Those who attended the first March on Washington lead thousands to the Lincoln Memorial

Those who attended the first March on Washington lead thousands to the Lincoln Memorial

Mary Thomas stood in the misty rain on Wednesday morning clutching a tattered, 50-year-old copy of Life Magazine that chronicled the first March on Washington for Jobs and Freedom.

“My picture is in here, which was taken at the reflecting pool in 1963,” Thomas said, holding up the Sept. 6, 1963, edition bearing the words "In Color: SPECTACLE of the MARCH” written across the cover in front of a picture of the Lincoln Memorial.

Thomas lived in Savannah, Ga., in the early 1960s, she said, and was arrested after participating in a sit-in protest at a restaurant that refused to serve black customers. Fifty years ago, she was here in Washington, D.C., marching to the Lincoln Memorial to hear the Rev. Martin Luther King Jr. call for action on civil rights. Now, she is back in the nation’s capital with tens of thousands of others who on Wednesday gathered to commemorate the anniversary of King’s famous rally.

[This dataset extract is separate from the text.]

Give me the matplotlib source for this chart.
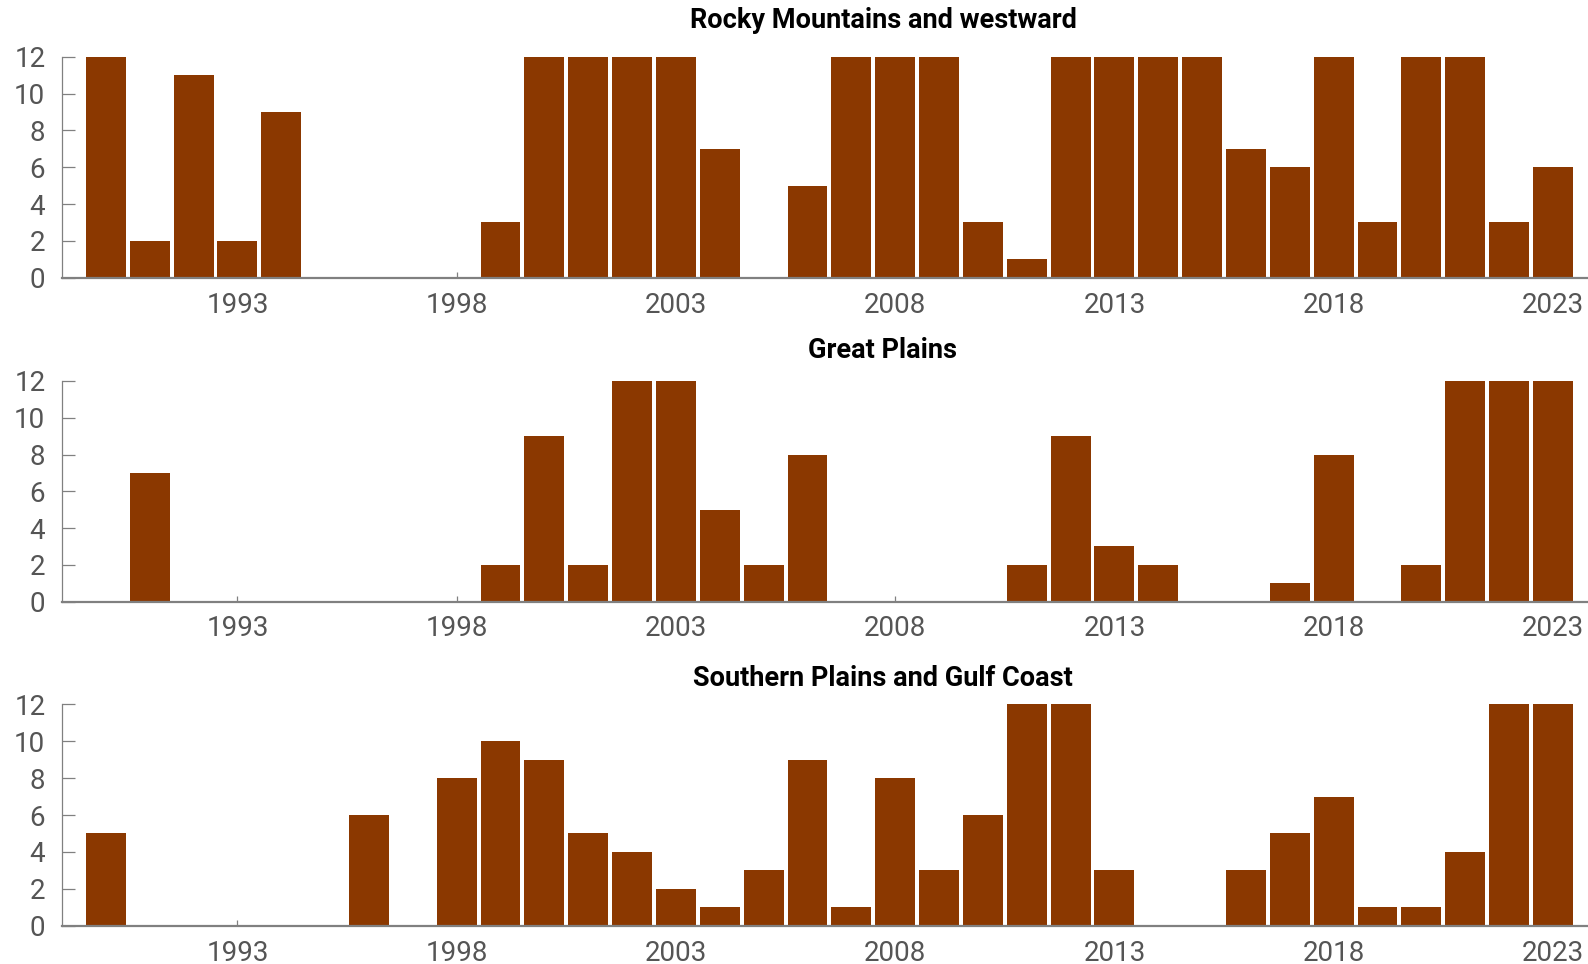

On Wednesday morning, a few thousand marchers gathered near the Capitol Building to begin a two-mile walk across the city to the memorial, where they would join thousands more to hear Barack Obama, the nation’s first black president, speak that afternoon.

The first row of the morning march was reserved for those who attended the original rally a half-century earlier, including Thomas and Don Birts, who was 27 at the time.

At 9 a.m. they lined up near Capitol Hill and began their walk. Those attending the commemoration rally did not exclusively emphasize a call for better treatment of black Americans. Marchers carried signs for a variety of causes, including calls for legalized same-sex marriage; drug and immigration reform; D.C. statehood; and legislation to improve job growth. The mood was celebratory and jovial, and marchers joined together in the streets singing “This Little Light of Mine” and “We Shall Overcome.”

Although Wednesday’s rally was meant as a time to commemorate past battles, it also focused on a need to continue the effort.

“We still have a lot of work to be done,” Thomas said, recalling why she returned to Washington after all these years. “Jobs, voting rights, education and the whole gamut. We were working on them in ’63, and we are still working on it.”